S’il fallait trouver une seule qualité à la purge innommable qu’est Le Tout Nouveau Testament, ce serait sa capacité à faire remonter le niveau des films peu aimés depuis le début de l’année. Il serait facile (et agréable) de tirer à feux nourris sur l’ambulance qu’est le « film » de Jaco Van Dormael et de le laisser dans le caniveau où il barbote, mais l’idée rance du cinéma qu’il défend et la façon dont il la met en scène, sous ses airs de joyeuse satire gonflée aux effets numériques, méritent qu’on s’y attarde quelque peu.
Dieu existe, vous m’en direz tant, et il vit à Bruxelles sous les traits de Benoît Poelvoorde. Après tout, pourquoi pas : on a connu pire pitch. Sauf que notre Père est quelque peu irascible et s’amuse, entre deux lois divines infligées à nous, pauvres humains, à traiter sa femme (Yolande Moreau) comme une attardée mentale et à mettre des coups de ceinture à sa fille quand elle n’est pas sage. Subversion, je crie ton nom au mégaphone. Van Dormael, qui a décidé de ne nous épargner aucune de ces facéties religieuses, va relier tout son scénario aux événements de la Bible : la Genèse, l’Exode etc. Et pour cela va nous pondre en permanence des petites blagues visuelles et purement illustratives d’une laideur qui laisse pantois, et qui ont autant de saveur qu’une pub pour une armoire Ikea conçu par un Jean-Pierre Jeunet en descente d’acide. Chaque séquence dure à peine 20 secondes montre en main et tend aveuglément vers le niveau zéro de la pensée cinématographique. Encore une fois, on pourrait, aussitôt vu, oublier le film mais celui-ci assène en permanence une petite morale populiste d’un cynisme éhonté sur les classes moyennes : celles-ci sont constamment jugées à cause de leur « petite-vie-de-merde » et Van Dormael va, Dieu merci, leur ouvrir les yeux par une pirouette scénaristique révélatrice de sa vision de la société. Ea, la fille de Dieu, va ainsi envoyer à chaque être humain la date de sa mort : à partir de là, chacun va pouvoir réaliser tout ce qu’il n’a jamais osé faire et se découvrir, enfin, un cœur. Entichée d’un clochard, Ea va aller à la rencontre de six de ses apôtres afin de contrer la parole paternelle et écrire donc le nouveau testament du titre. Mais hélas le seul horizon intellectuel de Van Dormael semble être le rayon littérature de la FNAC où se vendra évidemment comme des petits pains l’ouvrage se résumant à des dessins dignes des pires gribouillages. Le lecteur, comme le spectateur, se sera bien fait avoir. Et le film s’en satisfait, le sourire aux lèvres.

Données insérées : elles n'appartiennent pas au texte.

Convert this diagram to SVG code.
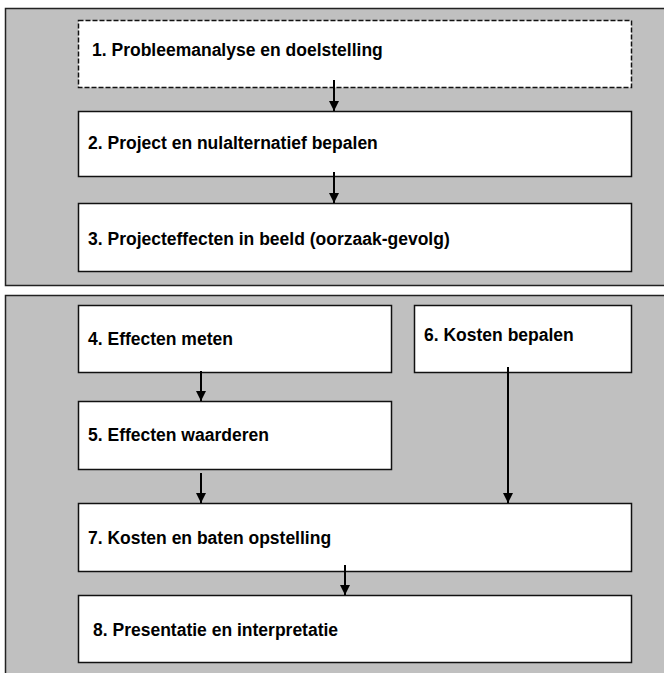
<svg xmlns="http://www.w3.org/2000/svg" width="664" height="673" viewBox="0 0 664 673">
<style>
.panel{fill:#c0c0c0;stroke:#222;stroke-width:1.5}
.box{fill:#fff;stroke:#111;stroke-width:1.5}
.dash{stroke-dasharray:5 2}
.lbl{font-family:"Liberation Sans",Arial,sans-serif;font-weight:bold;font-size:17.5px;fill:#000}
.con{stroke:#000;stroke-width:2;fill:none;marker-end:url(#ah)}
</style>
<defs>
<marker id="ah" markerUnits="userSpaceOnUse" markerWidth="10" markerHeight="11" refX="10" refY="5" orient="auto" viewBox="0 0 10 10">
<path d="M0,0 L10,5 L0,10 Z" fill="#000"/>
</marker>
</defs>
<g id="panel-top"><rect class="panel" x="5.5" y="8.5" width="700" height="277"/></g>
<g id="panel-bottom"><rect class="panel" x="5.5" y="295.5" width="700" height="420"/></g>
<g id="n1"><rect class="box dash" x="78.5" y="20.5" width="553" height="67"/><text class="lbl" x="92" y="56">1. Probleemanalyse en doelstelling</text></g>
<g id="n2"><rect class="box" x="78.5" y="111.5" width="553" height="65"/><text class="lbl" x="88" y="149">2. Project en nulalternatief bepalen</text></g>
<g id="n3"><rect class="box" x="78.5" y="203.5" width="553" height="68"/><text class="lbl" x="88" y="245">3. Projecteffecten in beeld (oorzaak-gevolg)</text></g>
<g id="n4"><rect class="box" x="78.5" y="305.5" width="313" height="67"/><text class="lbl" x="88" y="345">4. Effecten meten</text></g>
<g id="n6"><rect class="box" x="414.5" y="305.5" width="217" height="67"/><text class="lbl" x="424" y="341">6. Kosten bepalen</text></g>
<g id="n5"><rect class="box" x="78.5" y="401.5" width="313" height="68"/><text class="lbl" x="88" y="441">5. Effecten waarderen</text></g>
<g id="n7"><rect class="box" x="78.5" y="503.5" width="553" height="68"/><text class="lbl" x="88" y="544">7. Kosten en baten opstelling</text></g>
<g id="n8"><rect class="box" x="78.5" y="595.5" width="553" height="67"/><text class="lbl" x="93" y="636">8. Presentatie en interpretatie</text></g>
<g id="connectors">
<path class="con" d="M334,80 V111"/>
<path class="con" d="M334,172 V203"/>
<path class="con" d="M201,371 V401"/>
<path class="con" d="M508,367 V503"/>
<path class="con" d="M201,473 V503"/>
<path class="con" d="M345,565 V595"/>
</g>
</svg>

Parmi ses apôtres est cachée Catherine Deneuve qui visiblement est très embarrassée de se retrouver au milieu de ce cauchemar aux relents abjects. Cachée parce qu’il faut voir ce que le cinéaste belge en fait : affublée d’un gorille qui emménage avec elle et qui lui ouvre les voies de la liberté, elle n’a jamais été aussi mal filmée et semble apparaître à l’écran sous un bloc de plâtre en guise de fond de teint. On a fait des procès à des cinéastes pour moins que ça.